Enriches a SubstanceIdentifier with structural data fetched from the PubChem PUG REST API:

  • CAS number → SMILES, InChI, InChIKey, IUPAC name, CID
  • IUPAC name → SMILES, CID, …
  • SMILES / InChIKey / InChI → CID + remaining fields

§Usage

use hs_predict::pipeline::HsPipeline;
use hs_predict::pubchem::PubChemClient;
use hs_predict::types::{ProductDescription, SubstanceIdentifier};

let pipeline = HsPipeline::new()
    .with_pubchem(PubChemClient::new());

let mut product = ProductDescription {
    identifier: SubstanceIdentifier::from_cas("1310-73-2"),
    physical_form: None,
    purity_pct: None,
    purity_type: None,
    mixture_components: None,
    intended_use: None,
    additional_context: None,
};

// Enrich: CAS 1310-73-2 → SMILES "[Na+].[OH-]", IUPAC "sodium hydroxide", …
pipeline.enrich(&mut product).await?;

// Classify as normal (SMILES now available → better matching)
let prediction = pipeline.classify(&product)?;
println!("{}", prediction.display());

§Rate limiting

PubChem allows up to 5 requests / second without an API key. PubChemClient enforces this automatically via an internal token-bucket rate limiter (governor).

§Caching

Responses are cached by PubChem CID using moka with a 24-hour TTL and a 1 000-entry capacity.
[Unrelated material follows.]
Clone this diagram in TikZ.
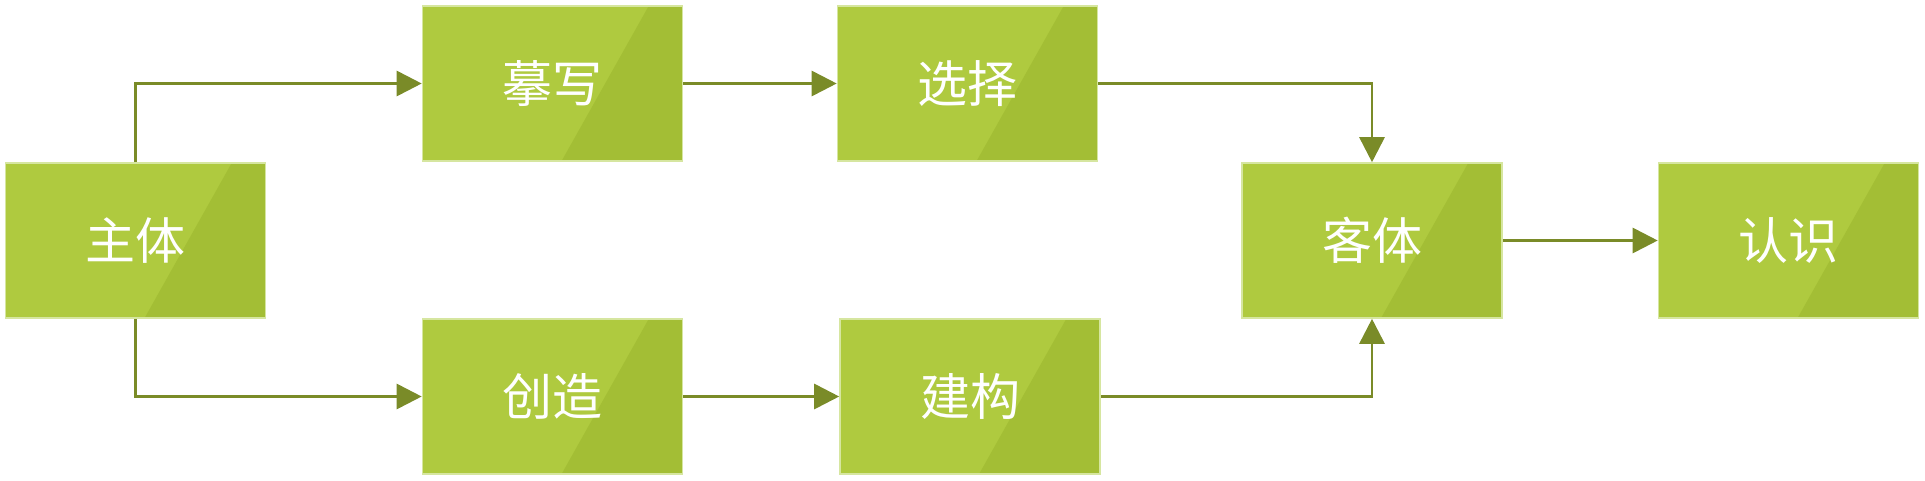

The same compound looked up by different identifiers (CAS vs. InChIKey) is cached once after the first fetch.

Structs§

PubChemClient
PubChem REST API client with built-in rate limiting and in-memory caching.
PubChemClientBuilder
Builder for PubChemClient.
PubChemCompound
Compound data returned from a successful PubChem lookup.

Enums§

PubChemError
Errors produced by the PubChem API client.